Saturday, February 27, 2016

The History Manifesto

In their book: The History Manifesto, Guldi and Armitage made an argument that history is losing its importance and historians are losing their prominence in the world today.  How can we make history seem more valid and how can historians regain that prominence and respect that they once held? The authors also claim that historians today can tend to be a little short sighted when it comes to studying history.  It is this short sightedness; the “Manifesto” says that keeps us from finding the truth and making their history count. Apparently, historians in today’s world are not relevant. I imagine that I would have to agree with this statement. I find that we very rarely get to hear the historian’s point of view when it comes to modern day topics. I watch a lot of cable news, especially when it comes to politics, and there are a lot of people that come and give their point of view on a variety of topics-especially this presidential election. In all the news shows that I have watched I do not recall anyone calling on a presidential historian or an American political historian to hear their point of view. The one and only time this election season that I have heard a historian questioned about their point of view was on the Colbert Show and he spent a small amount of time asking his guest, Doris Kearns Goodwin how she feels about the presidential election (it would make sense being that she is a presidential historian). I am pleased that she was interviewed for her stance; but do I think she would have been asked had she not been a pseudo-celebrity.
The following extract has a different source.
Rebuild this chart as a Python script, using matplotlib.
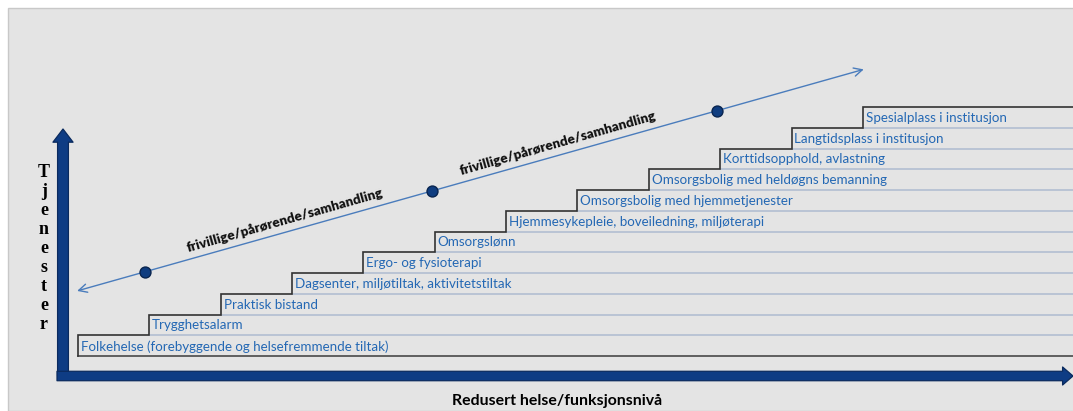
import matplotlib
matplotlib.use("Agg")
import matplotlib.pyplot as plt
from matplotlib.patches import FancyArrowPatch, ArrowStyle, Rectangle

# service levels, lowest to highest
levels = [
    "Folkehelse (forebyggende og helsefremmende tiltak)",
    "Trygghetsalarm",
    "Praktisk bistand",
    "Dagsenter, miljøtiltak, aktivitetstiltak",
    "Ergo- og fysioterapi",
    "Omsorgslønn",
    "Hjemmesykepleie, boveiledning, miljøterapi",
    "Omsorgsbolig med hjemmetjenester",
    "Omsorgsbolig med heldøgns bemanning",
    "Korttidsopphold, avlastning",
    "Langtidsplass i institusjon",
    "Spesialplass i institusjon",
]
step_x = list(range(len(levels)))
step_y = list(range(len(levels)))

# diagonal "frivillige" line, in step units
line_start = (-0.05, 3.1)
line_end = (11.05, 13.85)
dots_x = [0.94, 4.96, 8.96]
side_text = "frivillige/pårørende/samhandling"
side_text_pos = [(2.9, 6.55), (6.72, 10.25)]

y_title = "Tjenester"
x_title = "Redusert helse/funksjonsnivå"

TEXT_BLUE = "#2468b4"
SEP = "#b6c1d3"
NAVY = "#0e3c84"
NAVY_EDGE = "#0a2a5e"

fig = plt.figure(figsize=(10.73, 4.11), dpi=100)
ax = fig.add_axes([0, 0, 1, 1])
x0, x1 = -78 / 71.35, (1073 - 78) / 71.35
y0, y1 = (356 - 411) / 20.75, 356 / 20.75
ax.set_xlim(x0, x1)
ax.set_ylim(y0, y1)
ax.axis("off")

# gray panel
ax.add_patch(Rectangle((x0 + 8 / 71.35, y0), x1 - x0, (y1 - y0) - 8 / 20.75,
                       facecolor="#e4e4e4", edgecolor="#c8c8c8", lw=1.0, zorder=0))

n = len(levels)
# separators
for k in range(1, n):
    ax.plot([step_x[k], x1], [k, k], color=SEP, lw=1.3, zorder=1)
# bottom line
ax.plot([step_x[0], x1], [0, 0], color="#555555", lw=1.3, zorder=2)
# stair profile
px, py = [step_x[0]], [0]
for i in range(n):
    px += [step_x[i], step_x[i] + 1 if i < n - 1 else x1]
    py += [step_y[i] + 1, step_y[i] + 1]
ax.plot(px, py, color="#333333", lw=1.2, zorder=3, solid_joinstyle="miter")

for i, lab in enumerate(levels):
    ax.text(step_x[i] + 0.04, step_y[i] + 0.47, lab, color=TEXT_BLUE,
            fontsize=9.6, family="Lato", va="center", ha="left", zorder=4)

# diagonal arrow
ax.add_patch(FancyArrowPatch(line_start, line_end,
                             arrowstyle=ArrowStyle("<->", head_length=0.6, head_width=0.3),
                             mutation_scale=10, color="#4a7cbc", lw=1.0, zorder=3))
for dx in dots_x:
    t = (dx - line_start[0]) / (line_end[0] - line_start[0])
    dy = line_start[1] + t * (line_end[1] - line_start[1])
    ax.scatter([dx], [dy], s=62, color="#0f3d80", edgecolor="#08244f",
               linewidth=1.0, zorder=5)
for tx, ty in side_text_pos:
    ax.text(tx, ty, side_text, rotation=15.9, rotation_mode="anchor",
            ha="center", va="center", fontsize=9.7, fontweight="heavy",
            family="Lato", color="#111111", zorder=4)

# axis arrows
ax_x = (63 - 78) / 71.35
ax_y = (356 - 376) / 20.75
ax.add_patch(FancyArrowPatch((ax_x, (356 - 376) / 20.75), (ax_x, (356 - 129) / 20.75),
                             arrowstyle=ArrowStyle("simple", head_length=0.95, head_width=1.45,
                                                   tail_width=0.78),
                             mutation_scale=10, facecolor=NAVY, edgecolor=NAVY_EDGE,
                             lw=0.9, zorder=6, shrinkA=0, shrinkB=0))
ax.add_patch(FancyArrowPatch(((57 - 78) / 71.35, ax_y), (x1, ax_y),
                             arrowstyle=ArrowStyle("simple", head_length=0.75, head_width=1.3,
                                                   tail_width=0.68),
                             mutation_scale=10, facecolor=NAVY, edgecolor=NAVY_EDGE,
                             lw=0.9, zorder=6, shrinkA=0, shrinkB=0))

# y title, stacked letters
for k, ch in enumerate(y_title):
    ax.text((44 - 78) / 71.35, (356 - 172) / 20.75 - k * 0.92, ch,
            ha="center", va="center", fontsize=13, fontweight="bold",
            family="Liberation Serif", color="black", zorder=4)

ax.text((557 - 78) / 71.35, (356 - 401) / 20.75, x_title, ha="center", va="center",
        fontsize=11.4, fontweight="bold", family="Lato", color="black")

fig.savefig("out.png", dpi=100)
Probably not.  So yes, I do think that Guldi and Armitage have a point and I would love to live in a world where historians are called upon for their wisdom and knowledge of the past to help us solve our modern day problems.  By layering these “patterns of reality upon each other” we will be able to gain even more insight such as “placing government data about farms next to data on the weather…” we will be able to “see the interplay of material change within the human experience.” This is the solution about how we make history count again.
To solve the current problems that historians are facing, the authors suggest that we return to a “long duree” and focus more on the big picture than what they refer to as “microhistory”.  They also suggest that we try and move away from taking historians and their usefulness for granted and instead turn history back into “engaged academia”.  To back up their “microhistory” theory, the authors mention that “In 1900 the average number of years covered…doctoral dissertations in history in the United States was about 75 years; by 1975, it was closer to 30,” and that dissertations have also “concentrated on the local and the specific as an arena in which historian can exercise her skills of biography, archival reading, and periodization within the perti-dish of a handful of years.” We need to look at the bigger picture and instead of focusing on these little details and biographies why don’t we look at the history of labor or women or politics, etc.  That is not to say that the authors want us to completely get rid of our “micro” studies. Instead we should take these small events and compare them with the larger picture.
In their critique of the manifesto, Deborah Cohen and Peter Mandler suggest that there is no basis for the Manifesto’s argument that historians do not face more on the big picture. In fact, they mention that “there is much more continuity than change across the twentieth century, and if anything, longer time scales had become more, not less, common as of 1986.” They will also claim that the Manifesto is biased because they are too focused on pointing out the advantages of the long duree when they mention “they needed to invert a crisis of short-terminism in the discipline in order to point out clearly toward the advantages of the long duree.” The response to Cohen and Mandler from the authors of the Manifesto is that their book was not meant to be looked at so closely and for every single detail and that Cohen and Mandler are “hanging judges.”   I would personally have to say that Cohen and Mandler get the upper hand in this argument.  I don’t believe that the biggest problem with the study of history is little picture vs. big picture.